Membership FAQ

Recently the ASRF Head Office and the State Directors have been receiving an increasing amount of correspondence regarding the membership structure of the ASRF, and how members can have a “say” in what we, as an organisation, are doing.

In response to these enquiries, at the 2006 AGM the NCC decided to use the SRN and website to answer some of the most common questions on the membership and voting structure:

Who can become a member of the ASRF?
Why does the ASRF have two types of membership?
Why is individual membership more expensive than club membership?
How does the club voting structure work in the ASRF?
Why don’t Individual members have a vote in how the ASRF is run.
Why aren’t all decisions made by a national referendum.
How can Individual members have greater visibility of what is happening within the federation? 

Who can become a member of the ASRF?

ASRF membership is open to anyone who has an interest in Street Rods or Customs. Ownership of a finished Rod or Custom is definitely not a prerequisite, in fact we believe that joining before you purchase or commence building an ASRF class vehicle will provide you access to information and support that will be vital in the process of getting a Rod or Custom on the road.


Why does the ASRF have two types of membership?

To cater for the variety of rod and Custom enthusiasts in Australia the ASRF structure supports two types of membership, CLUB and INDIVIDUAL.

Club membership is aimed at rodders who want to join one of the many CHARTER CLUBS throughout Australia and participate in the ASRF via the State based Divisional Councils (DC).

Individual membership is aimed at rodders who don’t want to join a charter club, or who are members of non-affiliated clubs.


Why is individual membership more expensive than club membership?

The fee for club membership has been reduced because collecting the membership fees for club members is the responsibility of the club secretaries, therefore there is significantly less work for the ASRF national secretary compared to processing renewal paperwork for individual members. These savings are passed on to club members in the form of a lower bi-annual fee.


How does the club voting structure work in the ASRF?

The ASRF is run by a board of directors, known as the National Control Council (NCC). The NCC consists of one representative, known as a State Director, from each State, or District, who is elected by a majority vote of their District Council (DC). Each State Director has one vote at the NCC, regardless of the size of their DC.

The DC in turn consists of one representative, known as a Club Delegate, from each Charter Club within that DC, who each have one vote, again regardless of the size of their club.

The Club Delegate is elected by a majority vote of the ASRF members in each Charter Club.

This system allows each club in a District to have an equal say in how things are run in their DC, whilst ensuring larger DC’s can’t dominate voting at the NCC.


Why don’t Individual members have a vote in how the ASRF is run.

Individual members of the federation DO have a vote in how things are run.

Whenever the NCC decide an issue is too important to be decided via the club voting system, or when a DC calls for such a vote, a national referendum is called.
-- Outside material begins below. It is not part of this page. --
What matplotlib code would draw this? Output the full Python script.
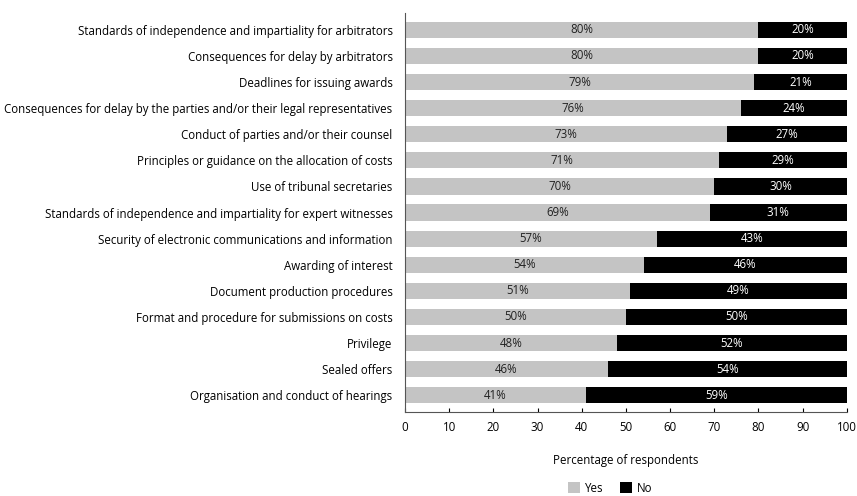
import matplotlib.pyplot as plt
import numpy as np

plt.rcParams['font.family'] = ['Open Sans', 'DejaVu Sans']

categories = [
    "Standards of independence and impartiality for arbitrators",
    "Consequences for delay by arbitrators",
    "Deadlines for issuing awards",
    "Consequences for delay by the parties and/or their legal representatives",
    "Conduct of parties and/or their counsel",
    "Principles or guidance on the allocation of costs",
    "Use of tribunal secretaries",
    "Standards of independence and impartiality for expert witnesses",
    "Security of electronic communications and information",
    "Awarding of interest",
    "Document production procedures",
    "Format and procedure for submissions on costs",
    "Privilege",
    "Sealed offers",
    "Organisation and conduct of hearings",
]
yes = [80, 80, 79, 76, 73, 71, 70, 69, 57, 54, 51, 50, 48, 46, 41]
no = [20, 20, 21, 24, 27, 29, 30, 31, 43, 46, 49, 50, 52, 54, 59]

fs = 8.3
fig = plt.figure(figsize=(8.57, 4.96), dpi=100)
ax = fig.add_axes([0.4726, 0.169, 0.5154, 0.805])

y = np.arange(len(categories))
h = 0.62
b1 = ax.barh(y, yes, height=h, color='#c4c4c4', label='Yes')
b2 = ax.barh(y, no, left=yes, height=h, color='black', label='No')

for i in range(len(categories)):
    ax.text(yes[i] / 2, y[i], f"{yes[i]}%", ha='center', va='center', fontsize=fs, color='#222222')
    ax.text(yes[i] + no[i] / 2, y[i], f"{no[i]}%", ha='center', va='center', fontsize=fs, color='white')

ax.set_yticks(y)
ax.set_yticklabels(categories, fontsize=fs)
ax.set_ylim(len(categories) - 0.35, -0.65)
ax.set_xlim(0, 100)
ax.set_xticks(range(0, 101, 10))
ax.tick_params(axis='x', direction='in', length=3, labelsize=fs, pad=6)
ax.tick_params(axis='y', length=0, pad=9)
ax.spines['top'].set_visible(False)
ax.spines['right'].set_visible(False)
ax.spines['left'].set_color('#555555')
ax.spines['bottom'].set_color('#555555')
ax.set_xlabel('Percentage of respondents', fontsize=fs, labelpad=15)

fig.legend(handles=[b1, b2], labels=['Yes', 'No'], loc='center', bbox_to_anchor=(0.712, 0.016),
           ncol=2, frameon=False, fontsize=fs, handlelength=1.0, handleheight=1.0,
           handletextpad=0.4, columnspacing=1.5)

fig.savefig('out.png')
In a national referendum, one or more question is forwarded to EVERY member of the Federation via mail and EVERY member has the opportunity to vote via return mail.


Why aren’t all decisions made by a national referendum.

The ASRF adopted the club based representative voting system 40 years ago because it was impractical for an organisation of our size to use a one man one vote system for every decision that needs to be made.

Unfortunately the size of our country makes it difficult, expensive and slow to organise a full membership referendum, therefore they are conducted via the SRN mail distribution whenever the NCC decide one is required.

The NCC regularly discuss alternative ways in which a full voting system could be implemented, but although SMS, email or web polls show promise, until EVERY member in the country is actively using such technologies we will continue to rely on the postal services as a medium that all rodders can use.


How can Individual members have greater visibility of what is happening within the federation?

The NCC recognise that communications with individual members is problematic. We are currently focussing on improving all of our communications mechanisms, with a particular emphasis on making more information available outside the DC and club delegate process.

All minutes of DC meetings are now published in the members area of the web site. Early next year a new web site will be launched which will include significantly more information about the things that matter to members, including insurance, registration, engineering and events.

Individual members can also attend DC meetings or ring their State Director if they have concerns or if they want to know what is happening. As an individual you won’t have a vote at DC meetings, but you will always be given an opportunity to voice an opinion, and therefore influence any vote.